We need a leader who is prepared to confront the Cerberus of tyranny – the Military Industrial Complex, the Surveillance State and the complicit media who are all too eager to amplify official narratives and condemn anyone who dares to question them.
We can start by urging SCOTUS to overturn the Chevron Deference, often referred to as the Chevron Doctrine, a move that would help to declaw federal agencies who capriciously impose regulations over citizens without the probity of the legislative process. We can require the Pentagon to pass an audit or cut their budget by 30% every year until they do.
We don’t need polls to show the working class that our leadership has failed us again and again. We know the price of groceries and that hollow ache in our gut that says grinding it out day after day doesn’t feel worth it any more.
We don’t need think tanks to detail the many ways in which we have embarrassed our founders once more by violating the rules of international law we claim to support when it suits the neocon war machine or the lobby with the deepest pockets.
What we need is a leader who can restore our sense of pride in our Republic, a sense, once again, that America is the envy of the world, the pulsing star of open democracy shining on the individual liberty of every American. We need a leader who will fight back against those who would suffocate our natural right to freedom of expression and freedom of thought, free of accusations that every idea not certified by the censors is disinformation. It’s nothing more than oppression masquerading as compassion. It’s why Freedom of Speech is guaranteed by the First Amendment. If not for this critical right, the other amendments would be rendered lifeless without the waters of truth and reason that flow from unshackled minds.
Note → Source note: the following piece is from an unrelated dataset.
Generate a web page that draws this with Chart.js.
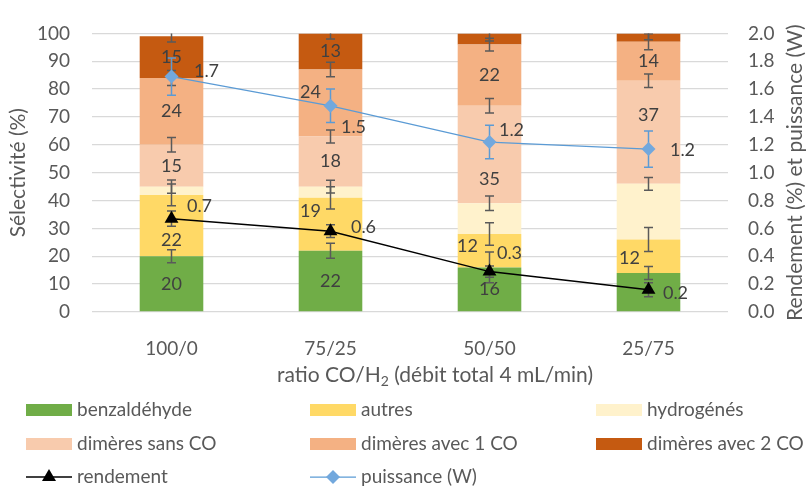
<!DOCTYPE html>
<html>
<head>
<meta charset="utf-8">
<script src="https://cdn.jsdelivr.net/npm/chart.js@4.4.1/dist/chart.umd.min.js"></script>
<style>
  html, body { margin: 0; padding: 0; background: #fff; }
  #wrap { width: 812px; height: 488px; }
</style>
</head>
<body>
<div id="wrap"><canvas id="chart" width="812" height="488"></canvas></div>
<script>
// Data
const categories = ['100/0', '75/25', '50/50', '25/75'];

const benzaldehyde = [20, 22, 16, 14];
const autres = [22, 19, 12, 12];
const hydrogenes = [3, 4, 11, 20];
const dimeresSansCO = [15, 18, 35, 37];
const dimeres1CO = [24, 24, 22, 14];
const dimeres2CO = [15, 13, 4, 3];

const rendement = [0.67, 0.58, 0.29, 0.16];
const puissance = [1.69, 1.48, 1.22, 1.17];

// error bars (+/-)
const benzErr = [2.3, 2.7, 5.5, 2.3];
const autresErr = [3.9, 4, 4, 4.3];
const hydroErr = [2.4, 2.3, 2.6, 2.3];
const sansCOErr = [2.6, 2.3, 2.6, 2.4];
const co1Err = [2.7, 2.6, 2.3, 2.9];
const co2Err = [2.1, 2, 2.7, 2.3];
const rendementErr = [0.055, 0.046, 0.04, 0.05];
const puissanceErr = [0.134, 0.12, 0.12, 0.13];

const FONT = 'Lato, "Liberation Sans", sans-serif';
const TEXT = '#595959';
const LABEL = '#404040';
const ERR_GREY = '#5a5a5a';

// manual nudges of data labels, like in the original sheet
const segShift = {
    '1-0': [0, 15], '1-1': [-20, -13], '1-2': [-22, -5], '1-3': [-19, 2],
    '4-1': [-20, -11], '3-2': [0, 25], '3-3': [0, -17]
};
const segHidden = ['0-3', '5-2', '5-3'];
const lineShift = {
    6: [[28, -12], [33, -4], [20, -18], [27, 3]],
    7: [[35, -5], [23, 21], [22, -12], [34, 1]]
};

function bar(label, data, color, errors) {
    return {
        type: 'bar', label: label, data: data, errors: errors,
        backgroundColor: color, borderWidth: 0,
        yAxisID: 'y', stack: 's', order: 1,
        barPercentage: 0.4, categoryPercentage: 1
    };
}

function drawErr(ctx, x, top, bottom, color) {
    ctx.save();
    ctx.strokeStyle = color;
    ctx.lineWidth = 1.5;
    ctx.beginPath();
    ctx.moveTo(x, top); ctx.lineTo(x, bottom);
    ctx.moveTo(x - 4.5, top); ctx.lineTo(x + 4.5, top);
    ctx.moveTo(x - 4.5, bottom); ctx.lineTo(x + 4.5, bottom);
    ctx.stroke();
    ctx.restore();
}

const extras = {
    id: 'extras',
    afterDatasetDraw(chart, args) {
        // last bar drawn -> put the grey error bars on the stacks
        if (args.index !== 0) return;
        const ctx = chart.ctx, a = chart.chartArea, ys = chart.scales.y;
        ctx.save();
        ctx.beginPath();
        ctx.rect(a.left, a.top, a.right - a.left, a.bottom - a.top);
        ctx.clip();
        chart.data.datasets.forEach((ds, d) => {
            if (ds.type !== 'bar') return;
            chart.getDatasetMeta(d).data.forEach((el, i) => {
                const v = ys.getValueForPixel(el.y);
                drawErr(ctx, el.x, ys.getPixelForValue(v + ds.errors[i]),
                        ys.getPixelForValue(v - ds.errors[i]), ERR_GREY);
            });
        });
        ctx.restore();
    },
    beforeDatasetDraw(chart, args) {
        const ds = chart.data.datasets[args.index];
        if (ds.type !== 'line') return;
        const y2 = chart.scales.y2;
        args.meta.data.forEach((pt, i) => {
            const v = ds.data[i];
            drawErr(chart.ctx, pt.x, y2.getPixelForValue(v + ds.errors[i]),
                    y2.getPixelForValue(v - ds.errors[i]), ds.errorColor);
        });
    },
    afterDatasetsDraw(chart) {
        const ctx = chart.ctx;
        ctx.save();
        ctx.font = '18px ' + FONT;
        ctx.fillStyle = LABEL;
        ctx.textAlign = 'center';
        ctx.textBaseline = 'middle';
        chart.data.datasets.forEach((ds, d) => {
            const meta = chart.getDatasetMeta(d);
            meta.data.forEach((el, i) => {
                if (ds.type === 'bar') {
                    const key = d + '-' + i;
                    if (d === 2 || segHidden.includes(key)) return;
                    const s = segShift[key] || [0, 0];
                    ctx.fillText(String(ds.data[i]), el.x + s[0], (el.y + el.base) / 2 + s[1]);
                } else {
                    const s = lineShift[d][i];
                    ctx.fillText(ds.data[i].toFixed(1), el.x + s[0], el.y + s[1]);
                }
            });
        });
        ctx.restore();
    },
    afterDraw(chart) {
        const ctx = chart.ctx, a = chart.chartArea;
        ctx.save();
        ctx.fillStyle = TEXT;
        ctx.textBaseline = 'middle';

        // axis titles
        ctx.font = '21px ' + FONT;
        ctx.textAlign = 'center';
        ctx.save();
        ctx.translate(18, (a.top + a.bottom) / 2);
        ctx.rotate(-Math.PI / 2);
        ctx.fillText('Sélectivité (%)', 0, 0);
        ctx.restore();
        ctx.save();
        ctx.translate(795, (a.top + a.bottom) / 2);
        ctx.rotate(-Math.PI / 2);
        ctx.fillText('Rendement (%) et puissance (W)', 0, 0);
        ctx.restore();

        // x title with subscript
        const p1 = 'ratio CO/H', p2 = '2', p3 = ' (débit total 4 mL/min)';
        ctx.textAlign = 'left';
        ctx.font = '21px ' + FONT;
        const w1 = ctx.measureText(p1).width, w3 = ctx.measureText(p3).width;
        ctx.font = '14px ' + FONT;
        const w2 = ctx.measureText(p2).width;
        const x = 435 - (w1 + w2 + w3) / 2;
        const ty = 375;
        ctx.font = '21px ' + FONT;
        ctx.fillText(p1, x, ty);
        ctx.font = '14px ' + FONT;
        ctx.fillText(p2, x + w1, ty + 6);
        ctx.font = '21px ' + FONT;
        ctx.fillText(p3, x + w1 + w2, ty);

        // legend in three columns
        const cols = [26, 310, 596], rows = [410, 444, 477];
        ctx.font = '19px ' + FONT;
        chart.data.datasets.forEach((ds, d) => {
            const bx = cols[d % 3], cy = rows[Math.floor(d / 3)];
            if (ds.type === 'bar') {
                ctx.fillStyle = ds.backgroundColor;
                ctx.fillRect(bx, cy - 6, 46, 12);
            } else {
                ctx.strokeStyle = ds.borderColor;
                ctx.lineWidth = ds.borderWidth;
                ctx.beginPath();
                ctx.moveTo(bx, cy); ctx.lineTo(bx + 46, cy);
                ctx.stroke();
                ctx.fillStyle = ds.pointBackgroundColor;
                const mx = bx + 23;
                ctx.beginPath();
                if (ds.pointStyle === 'triangle') {
                    ctx.moveTo(mx, cy - 8); ctx.lineTo(mx + 7, cy + 4); ctx.lineTo(mx - 7, cy + 4);
                } else {
                    ctx.moveTo(mx, cy - 7); ctx.lineTo(mx + 7, cy); ctx.lineTo(mx, cy + 7); ctx.lineTo(mx - 7, cy);
                }
                ctx.closePath();
                ctx.fill();
            }
            ctx.fillStyle = TEXT;
            ctx.fillText(ds.label, bx + 51, cy);
        });
        ctx.restore();
    }
};

const datasets = [
    bar('benzaldéhyde', benzaldehyde, '#70AD47', benzErr),
    bar('autres', autres, '#FFD966', autresErr),
    bar('hydrogénés', hydrogenes, '#FFF2CC', hydroErr),
    bar('dimères sans CO', dimeresSansCO, '#F8CBAD', sansCOErr),
    bar('dimères avec 1 CO', dimeres1CO, '#F4B183', co1Err),
    bar('dimères avec 2 CO', dimeres2CO, '#C55A11', co2Err),
    {
        type: 'line', label: 'rendement', data: rendement, errors: rendementErr,
        errorColor: ERR_GREY, yAxisID: 'y2', order: 0,
        borderColor: '#000000', borderWidth: 1.5,
        pointStyle: 'triangle', pointRadius: 8,
        pointBackgroundColor: '#000000', pointBorderColor: '#000000', pointBorderWidth: 0
    },
    {
        type: 'line', label: 'puissance (W)', data: puissance, errors: puissanceErr,
        errorColor: '#5B9BD5', yAxisID: 'y2', order: 0,
        borderColor: '#5B9BD5', borderWidth: 1.25,
        pointStyle: 'rectRot', pointRadius: 7,
        pointBackgroundColor: '#72A8DD', pointBorderColor: '#72A8DD', pointBorderWidth: 0
    }
];

new Chart(document.getElementById('chart'), {
    data: { labels: categories, datasets: datasets },
    options: {
        responsive: false,
        animation: false,
        devicePixelRatio: 1,
        layout: { padding: { top: 23, bottom: 0, left: 0, right: 0 } },
        plugins: {
            legend: { display: false },
            tooltip: { enabled: false }
        },
        scales: {
            x: {
                stacked: true,
                grid: { display: false },
                border: { display: false },
                ticks: { color: TEXT, font: { family: FONT, size: 19 }, padding: 17 },
                afterFit(scale) { scale.height = 176; }
            },
            y: {
                stacked: true,
                min: 0, max: 100,
                ticks: { stepSize: 10, color: TEXT, font: { family: FONT, size: 19 }, padding: 22 },
                grid: { color: '#D9D9D9', lineWidth: 1.3, drawTicks: false },
                border: { display: false },
                afterFit(scale) { scale.width = 92; }
            },
            y2: {
                position: 'right',
                min: 0, max: 2,
                ticks: {
                    stepSize: 0.2, color: TEXT, font: { family: FONT, size: 19 }, padding: 20,
                    callback: v => v.toFixed(1)
                },
                grid: { drawOnChartArea: false, drawTicks: false },
                border: { display: false },
                afterFit(scale) { scale.width = 84; }
            }
        }
    },
    plugins: [extras]
});
</script>
</body>
</html>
“The name of American, which belongs to you, in your national capacity, must always exalt the just pride of Patriotism, more than any appellation derived from local discriminations. With slight shades of difference, you have the same religion, manners, habits, and political principles. You have in a common cause fought and triumphed together; the Independence and Liberty you possess are the work of joint counsels, and joint efforts, of common dangers, sufferings, and successes.” - George Washington
There is no liberty without humanity. There is no peace without dignity, no rights without respect. There is no future without hope.
The best time to plant a tree was twenty years ago. The next best time is today. The time to elect a statesman is now. The country we cherish doesn’t have another twenty years.